> **Collected material**:
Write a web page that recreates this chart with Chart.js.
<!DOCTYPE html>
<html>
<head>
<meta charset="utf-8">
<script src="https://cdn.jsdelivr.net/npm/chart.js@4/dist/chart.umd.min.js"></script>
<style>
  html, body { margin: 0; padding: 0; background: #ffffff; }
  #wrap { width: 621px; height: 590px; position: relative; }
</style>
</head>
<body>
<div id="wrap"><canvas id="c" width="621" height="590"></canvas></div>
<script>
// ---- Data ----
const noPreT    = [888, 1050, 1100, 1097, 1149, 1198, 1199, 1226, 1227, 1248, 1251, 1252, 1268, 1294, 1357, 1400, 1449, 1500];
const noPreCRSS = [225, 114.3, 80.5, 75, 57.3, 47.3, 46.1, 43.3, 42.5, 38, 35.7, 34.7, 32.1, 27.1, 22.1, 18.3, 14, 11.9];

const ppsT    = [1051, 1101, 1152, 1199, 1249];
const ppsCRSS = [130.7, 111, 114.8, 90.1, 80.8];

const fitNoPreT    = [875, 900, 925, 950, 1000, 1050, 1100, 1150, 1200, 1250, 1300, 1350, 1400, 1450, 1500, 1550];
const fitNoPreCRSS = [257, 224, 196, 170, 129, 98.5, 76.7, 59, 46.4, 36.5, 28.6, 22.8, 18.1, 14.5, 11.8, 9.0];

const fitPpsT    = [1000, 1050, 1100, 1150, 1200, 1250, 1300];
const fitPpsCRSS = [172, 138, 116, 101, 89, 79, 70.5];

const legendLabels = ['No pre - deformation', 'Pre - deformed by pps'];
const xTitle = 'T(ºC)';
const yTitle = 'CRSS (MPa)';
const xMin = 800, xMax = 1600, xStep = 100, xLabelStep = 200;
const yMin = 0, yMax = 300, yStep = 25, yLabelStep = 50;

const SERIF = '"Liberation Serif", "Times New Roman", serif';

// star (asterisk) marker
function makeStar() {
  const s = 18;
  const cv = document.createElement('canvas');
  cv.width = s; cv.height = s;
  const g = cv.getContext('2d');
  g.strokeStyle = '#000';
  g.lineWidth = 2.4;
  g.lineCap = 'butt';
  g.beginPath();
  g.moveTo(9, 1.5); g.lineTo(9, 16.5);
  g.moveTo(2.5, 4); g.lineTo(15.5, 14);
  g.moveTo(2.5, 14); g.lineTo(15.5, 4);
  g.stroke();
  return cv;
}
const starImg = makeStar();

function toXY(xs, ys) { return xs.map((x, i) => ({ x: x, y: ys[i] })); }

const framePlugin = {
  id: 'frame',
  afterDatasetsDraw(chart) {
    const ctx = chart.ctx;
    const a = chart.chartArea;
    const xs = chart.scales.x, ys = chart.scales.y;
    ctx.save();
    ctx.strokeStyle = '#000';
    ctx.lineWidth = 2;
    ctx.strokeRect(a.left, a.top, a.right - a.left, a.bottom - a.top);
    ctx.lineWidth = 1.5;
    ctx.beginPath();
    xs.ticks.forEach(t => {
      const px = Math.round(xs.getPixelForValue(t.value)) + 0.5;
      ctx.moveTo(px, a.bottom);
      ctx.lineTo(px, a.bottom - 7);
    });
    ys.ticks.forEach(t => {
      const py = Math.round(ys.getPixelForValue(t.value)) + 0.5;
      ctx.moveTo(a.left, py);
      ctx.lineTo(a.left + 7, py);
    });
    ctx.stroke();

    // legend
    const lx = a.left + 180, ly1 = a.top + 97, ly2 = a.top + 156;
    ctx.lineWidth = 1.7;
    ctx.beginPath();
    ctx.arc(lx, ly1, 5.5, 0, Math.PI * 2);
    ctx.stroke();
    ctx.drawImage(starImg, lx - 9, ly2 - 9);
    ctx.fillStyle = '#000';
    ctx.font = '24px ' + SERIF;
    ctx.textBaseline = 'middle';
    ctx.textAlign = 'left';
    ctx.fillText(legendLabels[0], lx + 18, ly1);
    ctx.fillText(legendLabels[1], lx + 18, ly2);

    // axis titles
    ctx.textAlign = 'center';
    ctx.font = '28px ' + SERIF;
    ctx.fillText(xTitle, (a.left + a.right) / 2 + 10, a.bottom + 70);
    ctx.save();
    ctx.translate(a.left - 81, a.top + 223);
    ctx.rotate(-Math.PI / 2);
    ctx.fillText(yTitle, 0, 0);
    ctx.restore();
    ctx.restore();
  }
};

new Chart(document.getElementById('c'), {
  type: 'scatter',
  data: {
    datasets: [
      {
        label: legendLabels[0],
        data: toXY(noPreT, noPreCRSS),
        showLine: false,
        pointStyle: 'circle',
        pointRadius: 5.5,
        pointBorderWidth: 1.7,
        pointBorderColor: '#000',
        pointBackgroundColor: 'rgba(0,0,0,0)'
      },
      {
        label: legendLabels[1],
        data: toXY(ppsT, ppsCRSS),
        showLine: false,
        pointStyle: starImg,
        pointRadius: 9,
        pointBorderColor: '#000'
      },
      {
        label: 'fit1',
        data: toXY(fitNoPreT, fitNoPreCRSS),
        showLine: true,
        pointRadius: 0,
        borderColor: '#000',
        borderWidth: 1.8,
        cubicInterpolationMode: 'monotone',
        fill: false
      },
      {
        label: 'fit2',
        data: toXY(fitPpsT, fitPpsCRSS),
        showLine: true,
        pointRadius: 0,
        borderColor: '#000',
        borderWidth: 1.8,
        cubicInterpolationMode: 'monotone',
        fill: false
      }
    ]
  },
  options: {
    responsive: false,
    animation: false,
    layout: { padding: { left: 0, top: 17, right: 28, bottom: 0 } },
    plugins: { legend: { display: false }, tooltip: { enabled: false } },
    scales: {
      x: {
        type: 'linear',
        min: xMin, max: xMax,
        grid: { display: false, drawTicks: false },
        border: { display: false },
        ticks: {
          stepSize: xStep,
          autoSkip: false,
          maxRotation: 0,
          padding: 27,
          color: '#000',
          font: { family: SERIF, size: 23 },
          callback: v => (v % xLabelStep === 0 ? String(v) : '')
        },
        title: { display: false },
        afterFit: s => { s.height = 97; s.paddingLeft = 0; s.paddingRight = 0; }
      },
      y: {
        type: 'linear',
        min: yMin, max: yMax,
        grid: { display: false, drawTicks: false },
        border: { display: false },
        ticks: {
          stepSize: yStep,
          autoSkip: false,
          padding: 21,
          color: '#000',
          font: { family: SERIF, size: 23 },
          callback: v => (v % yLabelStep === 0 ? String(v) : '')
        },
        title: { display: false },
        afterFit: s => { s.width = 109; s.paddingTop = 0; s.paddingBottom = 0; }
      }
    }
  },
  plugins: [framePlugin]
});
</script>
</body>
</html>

> **Your task**: Output all of the material exactly as written.

> **The completed task**:
Write a web page that recreates this chart with Chart.js.
<!DOCTYPE html>
<html>
<head>
<meta charset="utf-8">
<script src="https://cdn.jsdelivr.net/npm/chart.js@4/dist/chart.umd.min.js"></script>
<style>
  html, body { margin: 0; padding: 0; background: #ffffff; }
  #wrap { width: 621px; height: 590px; position: relative; }
</style>
</head>
<body>
<div id="wrap"><canvas id="c" width="621" height="590"></canvas></div>
<script>
// ---- Data ----
const noPreT    = [888, 1050, 1100, 1097, 1149, 1198, 1199, 1226, 1227, 1248, 1251, 1252, 1268, 1294, 1357, 1400, 1449, 1500];
const noPreCRSS = [225, 114.3, 80.5, 75, 57.3, 47.3, 46.1, 43.3, 42.5, 38, 35.7, 34.7, 32.1, 27.1, 22.1, 18.3, 14, 11.9];

const ppsT    = [1051, 1101, 1152, 1199, 1249];
const ppsCRSS = [130.7, 111, 114.8, 90.1, 80.8];

const fitNoPreT    = [875, 900, 925, 950, 1000, 1050, 1100, 1150, 1200, 1250, 1300, 1350, 1400, 1450, 1500, 1550];
const fitNoPreCRSS = [257, 224, 196, 170, 129, 98.5, 76.7, 59, 46.4, 36.5, 28.6, 22.8, 18.1, 14.5, 11.8, 9.0];

const fitPpsT    = [1000, 1050, 1100, 1150, 1200, 1250, 1300];
const fitPpsCRSS = [172, 138, 116, 101, 89, 79, 70.5];

const legendLabels = ['No pre - deformation', 'Pre - deformed by pps'];
const xTitle = 'T(ºC)';
const yTitle = 'CRSS (MPa)';
const xMin = 800, xMax = 1600, xStep = 100, xLabelStep = 200;
const yMin = 0, yMax = 300, yStep = 25, yLabelStep = 50;

const SERIF = '"Liberation Serif", "Times New Roman", serif';

// star (asterisk) marker
function makeStar() {
  const s = 18;
  const cv = document.createElement('canvas');
  cv.width = s; cv.height = s;
  const g = cv.getContext('2d');
  g.strokeStyle = '#000';
  g.lineWidth = 2.4;
  g.lineCap = 'butt';
  g.beginPath();
  g.moveTo(9, 1.5); g.lineTo(9, 16.5);
  g.moveTo(2.5, 4); g.lineTo(15.5, 14);
  g.moveTo(2.5, 14); g.lineTo(15.5, 4);
  g.stroke();
  return cv;
}
const starImg = makeStar();

function toXY(xs, ys) { return xs.map((x, i) => ({ x: x, y: ys[i] })); }

const framePlugin = {
  id: 'frame',
  afterDatasetsDraw(chart) {
    const ctx = chart.ctx;
    const a = chart.chartArea;
    const xs = chart.scales.x, ys = chart.scales.y;
    ctx.save();
    ctx.strokeStyle = '#000';
    ctx.lineWidth = 2;
    ctx.strokeRect(a.left, a.top, a.right - a.left, a.bottom - a.top);
    ctx.lineWidth = 1.5;
    ctx.beginPath();
    xs.ticks.forEach(t => {
      const px = Math.round(xs.getPixelForValue(t.value)) + 0.5;
      ctx.moveTo(px, a.bottom);
      ctx.lineTo(px, a.bottom - 7);
    });
    ys.ticks.forEach(t => {
      const py = Math.round(ys.getPixelForValue(t.value)) + 0.5;
      ctx.moveTo(a.left, py);
      ctx.lineTo(a.left + 7, py);
    });
    ctx.stroke();

    // legend
    const lx = a.left + 180, ly1 = a.top + 97, ly2 = a.top + 156;
    ctx.lineWidth = 1.7;
    ctx.beginPath();
    ctx.arc(lx, ly1, 5.5, 0, Math.PI * 2);
    ctx.stroke();
    ctx.drawImage(starImg, lx - 9, ly2 - 9);
    ctx.fillStyle = '#000';
    ctx.font = '24px ' + SERIF;
    ctx.textBaseline = 'middle';
    ctx.textAlign = 'left';
    ctx.fillText(legendLabels[0], lx + 18, ly1);
    ctx.fillText(legendLabels[1], lx + 18, ly2);

    // axis titles
    ctx.textAlign = 'center';
    ctx.font = '28px ' + SERIF;
    ctx.fillText(xTitle, (a.left + a.right) / 2 + 10, a.bottom + 70);
    ctx.save();
    ctx.translate(a.left - 81, a.top + 223);
    ctx.rotate(-Math.PI / 2);
    ctx.fillText(yTitle, 0, 0);
    ctx.restore();
    ctx.restore();
  }
};

new Chart(document.getElementById('c'), {
  type: 'scatter',
  data: {
    datasets: [
      {
        label: legendLabels[0],
        data: toXY(noPreT, noPreCRSS),
        showLine: false,
        pointStyle: 'circle',
        pointRadius: 5.5,
        pointBorderWidth: 1.7,
        pointBorderColor: '#000',
        pointBackgroundColor: 'rgba(0,0,0,0)'
      },
      {
        label: legendLabels[1],
        data: toXY(ppsT, ppsCRSS),
        showLine: false,
        pointStyle: starImg,
        pointRadius: 9,
        pointBorderColor: '#000'
      },
      {
        label: 'fit1',
        data: toXY(fitNoPreT, fitNoPreCRSS),
        showLine: true,
        pointRadius: 0,
        borderColor: '#000',
        borderWidth: 1.8,
        cubicInterpolationMode: 'monotone',
        fill: false
      },
      {
        label: 'fit2',
        data: toXY(fitPpsT, fitPpsCRSS),
        showLine: true,
        pointRadius: 0,
        borderColor: '#000',
        borderWidth: 1.8,
        cubicInterpolationMode: 'monotone',
        fill: false
      }
    ]
  },
  options: {
    responsive: false,
    animation: false,
    layout: { padding: { left: 0, top: 17, right: 28, bottom: 0 } },
    plugins: { legend: { display: false }, tooltip: { enabled: false } },
    scales: {
      x: {
        type: 'linear',
        min: xMin, max: xMax,
        grid: { display: false, drawTicks: false },
        border: { display: false },
        ticks: {
          stepSize: xStep,
          autoSkip: false,
          maxRotation: 0,
          padding: 27,
          color: '#000',
          font: { family: SERIF, size: 23 },
          callback: v => (v % xLabelStep === 0 ? String(v) : '')
        },
        title: { display: false },
        afterFit: s => { s.height = 97; s.paddingLeft = 0; s.paddingRight = 0; }
      },
      y: {
        type: 'linear',
        min: yMin, max: yMax,
        grid: { display: false, drawTicks: false },
        border: { display: false },
        ticks: {
          stepSize: yStep,
          autoSkip: false,
          padding: 21,
          color: '#000',
          font: { family: SERIF, size: 23 },
          callback: v => (v % yLabelStep === 0 ? String(v) : '')
        },
        title: { display: false },
        afterFit: s => { s.width = 109; s.paddingTop = 0; s.paddingBottom = 0; }
      }
    }
  },
  plugins: [framePlugin]
});
</script>
</body>
</html>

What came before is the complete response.